If something matters to your buying decision, I’ll tell you straight.

Pricing and value

Value for Money is a real and the most important category for me, not an afterthought, so pricing is something I take very seriously.

  • I check prices across multiple retailers, and spend way too much time doing so to be fair.
  • I call out inflated reference prices used to make a discount look bigger than it really is.
  • I always suggest trying to price match. There’s no harm in asking.

Where a deal looks too good or too dodgy, I’ll say so.

My independence

This is the part that matters a lot, if not the most.

  • I am not paid to give a laptop a higher score. Ever.
  • A good review or a bad one earns the score it deserves on the numbers.
  • I’m happy to point out flaws, even on popular or expensive machines.
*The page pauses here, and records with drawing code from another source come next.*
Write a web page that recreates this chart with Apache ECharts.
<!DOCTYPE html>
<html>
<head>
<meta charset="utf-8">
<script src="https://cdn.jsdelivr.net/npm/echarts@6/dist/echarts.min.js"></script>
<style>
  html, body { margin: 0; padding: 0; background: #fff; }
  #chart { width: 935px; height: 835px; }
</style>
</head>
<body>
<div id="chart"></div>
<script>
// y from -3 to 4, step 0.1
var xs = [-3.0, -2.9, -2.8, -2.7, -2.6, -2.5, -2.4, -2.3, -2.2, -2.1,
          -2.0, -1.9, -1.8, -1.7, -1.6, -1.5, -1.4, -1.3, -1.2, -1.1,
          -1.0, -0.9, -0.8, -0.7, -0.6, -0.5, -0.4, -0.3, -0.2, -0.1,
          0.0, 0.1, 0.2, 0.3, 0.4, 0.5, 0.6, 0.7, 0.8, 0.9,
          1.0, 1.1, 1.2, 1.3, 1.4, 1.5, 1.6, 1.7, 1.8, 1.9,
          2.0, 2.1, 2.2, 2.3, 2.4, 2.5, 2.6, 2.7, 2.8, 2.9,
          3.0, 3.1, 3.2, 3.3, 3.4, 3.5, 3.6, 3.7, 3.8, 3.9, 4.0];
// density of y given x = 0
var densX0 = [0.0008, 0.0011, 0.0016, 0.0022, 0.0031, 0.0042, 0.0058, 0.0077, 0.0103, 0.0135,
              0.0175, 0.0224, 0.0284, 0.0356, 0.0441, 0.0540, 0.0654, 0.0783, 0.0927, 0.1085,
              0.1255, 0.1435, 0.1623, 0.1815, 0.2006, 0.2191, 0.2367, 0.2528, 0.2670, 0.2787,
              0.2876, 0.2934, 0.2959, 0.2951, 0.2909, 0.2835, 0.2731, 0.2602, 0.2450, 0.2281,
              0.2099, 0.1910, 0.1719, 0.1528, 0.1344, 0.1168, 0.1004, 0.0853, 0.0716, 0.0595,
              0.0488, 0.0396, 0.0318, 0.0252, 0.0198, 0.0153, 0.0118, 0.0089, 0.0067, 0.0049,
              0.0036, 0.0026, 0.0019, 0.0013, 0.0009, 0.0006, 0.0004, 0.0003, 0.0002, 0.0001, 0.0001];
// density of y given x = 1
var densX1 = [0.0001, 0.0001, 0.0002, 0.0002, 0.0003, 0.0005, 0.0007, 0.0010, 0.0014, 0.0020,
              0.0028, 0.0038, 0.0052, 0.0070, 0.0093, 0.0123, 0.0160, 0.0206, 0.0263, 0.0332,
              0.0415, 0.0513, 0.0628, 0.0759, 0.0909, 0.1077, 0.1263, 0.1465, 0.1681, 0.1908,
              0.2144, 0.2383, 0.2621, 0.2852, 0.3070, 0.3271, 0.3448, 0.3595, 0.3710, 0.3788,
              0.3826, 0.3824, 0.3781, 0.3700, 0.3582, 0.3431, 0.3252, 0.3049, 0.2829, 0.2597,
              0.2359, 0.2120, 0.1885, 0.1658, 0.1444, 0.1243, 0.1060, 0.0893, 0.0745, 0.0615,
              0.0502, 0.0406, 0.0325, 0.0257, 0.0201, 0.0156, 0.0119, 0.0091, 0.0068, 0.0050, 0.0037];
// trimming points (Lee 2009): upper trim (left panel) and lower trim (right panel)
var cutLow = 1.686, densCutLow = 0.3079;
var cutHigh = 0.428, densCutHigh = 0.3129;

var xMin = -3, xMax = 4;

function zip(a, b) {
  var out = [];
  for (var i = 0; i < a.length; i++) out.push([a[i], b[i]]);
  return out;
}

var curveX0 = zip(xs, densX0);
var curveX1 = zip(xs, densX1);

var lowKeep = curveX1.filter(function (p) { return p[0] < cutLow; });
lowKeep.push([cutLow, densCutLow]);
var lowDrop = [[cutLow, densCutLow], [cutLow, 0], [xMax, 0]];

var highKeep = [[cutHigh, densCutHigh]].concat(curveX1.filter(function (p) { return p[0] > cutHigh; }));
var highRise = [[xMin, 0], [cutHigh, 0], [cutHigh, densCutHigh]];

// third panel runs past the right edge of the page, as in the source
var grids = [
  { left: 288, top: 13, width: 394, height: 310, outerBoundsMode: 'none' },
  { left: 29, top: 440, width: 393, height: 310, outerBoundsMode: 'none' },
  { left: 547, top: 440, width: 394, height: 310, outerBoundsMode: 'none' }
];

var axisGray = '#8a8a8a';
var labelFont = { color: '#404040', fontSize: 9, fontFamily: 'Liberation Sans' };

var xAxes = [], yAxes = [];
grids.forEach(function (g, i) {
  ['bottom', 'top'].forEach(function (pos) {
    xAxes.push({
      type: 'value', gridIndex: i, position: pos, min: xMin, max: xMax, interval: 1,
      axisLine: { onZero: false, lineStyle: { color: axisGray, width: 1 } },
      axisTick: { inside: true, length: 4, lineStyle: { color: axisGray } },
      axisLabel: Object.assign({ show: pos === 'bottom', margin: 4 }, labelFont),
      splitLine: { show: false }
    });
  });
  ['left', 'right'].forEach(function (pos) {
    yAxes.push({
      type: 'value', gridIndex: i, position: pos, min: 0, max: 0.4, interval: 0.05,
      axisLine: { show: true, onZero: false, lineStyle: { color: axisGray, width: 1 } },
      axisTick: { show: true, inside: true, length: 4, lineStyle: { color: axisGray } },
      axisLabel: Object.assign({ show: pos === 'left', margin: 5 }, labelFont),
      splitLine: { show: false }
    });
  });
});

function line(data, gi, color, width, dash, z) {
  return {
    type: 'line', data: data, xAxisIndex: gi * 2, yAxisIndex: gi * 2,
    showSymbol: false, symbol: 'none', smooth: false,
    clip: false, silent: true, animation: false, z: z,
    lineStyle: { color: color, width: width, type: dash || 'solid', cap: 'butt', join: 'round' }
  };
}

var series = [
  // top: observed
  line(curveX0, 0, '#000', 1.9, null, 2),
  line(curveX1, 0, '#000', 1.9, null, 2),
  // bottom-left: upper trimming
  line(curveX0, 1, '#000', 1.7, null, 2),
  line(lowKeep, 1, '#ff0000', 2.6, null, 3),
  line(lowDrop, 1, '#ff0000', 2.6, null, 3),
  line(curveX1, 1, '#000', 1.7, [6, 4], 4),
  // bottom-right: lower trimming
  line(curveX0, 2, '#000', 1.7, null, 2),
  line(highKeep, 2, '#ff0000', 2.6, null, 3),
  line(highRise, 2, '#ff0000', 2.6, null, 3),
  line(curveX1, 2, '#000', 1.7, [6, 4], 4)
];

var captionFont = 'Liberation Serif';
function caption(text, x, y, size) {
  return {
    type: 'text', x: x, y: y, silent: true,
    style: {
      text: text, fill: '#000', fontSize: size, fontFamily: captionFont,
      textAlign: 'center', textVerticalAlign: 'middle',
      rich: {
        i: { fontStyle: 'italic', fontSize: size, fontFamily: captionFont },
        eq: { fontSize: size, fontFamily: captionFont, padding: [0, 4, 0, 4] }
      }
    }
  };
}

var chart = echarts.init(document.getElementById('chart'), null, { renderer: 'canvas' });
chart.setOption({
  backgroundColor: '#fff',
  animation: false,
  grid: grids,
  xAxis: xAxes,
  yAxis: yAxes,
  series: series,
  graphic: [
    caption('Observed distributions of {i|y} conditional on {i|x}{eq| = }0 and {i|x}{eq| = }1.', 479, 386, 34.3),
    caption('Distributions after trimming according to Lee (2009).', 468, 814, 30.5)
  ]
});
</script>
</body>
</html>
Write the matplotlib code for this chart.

My job is to cut through the marketing spin and give you an honest read, the same advice I’d give a mate standing in front of me at the shop.

Keeping reviews current

Laptops, prices and the market all change, especially in the last 6 months. I add a “Last Updated” date to my reviews so you can see how fresh the information is. If a price shifts or a newer model lands, I’ll revisit the review where it makes sense and where possible (I only have so much time, thank you!).

Questions

If you ever want to know more about how I reached a particular score, I’m an open book, just let me know. My scoring is built to be checked, because a rating you can’t trust isn’t worth much at all.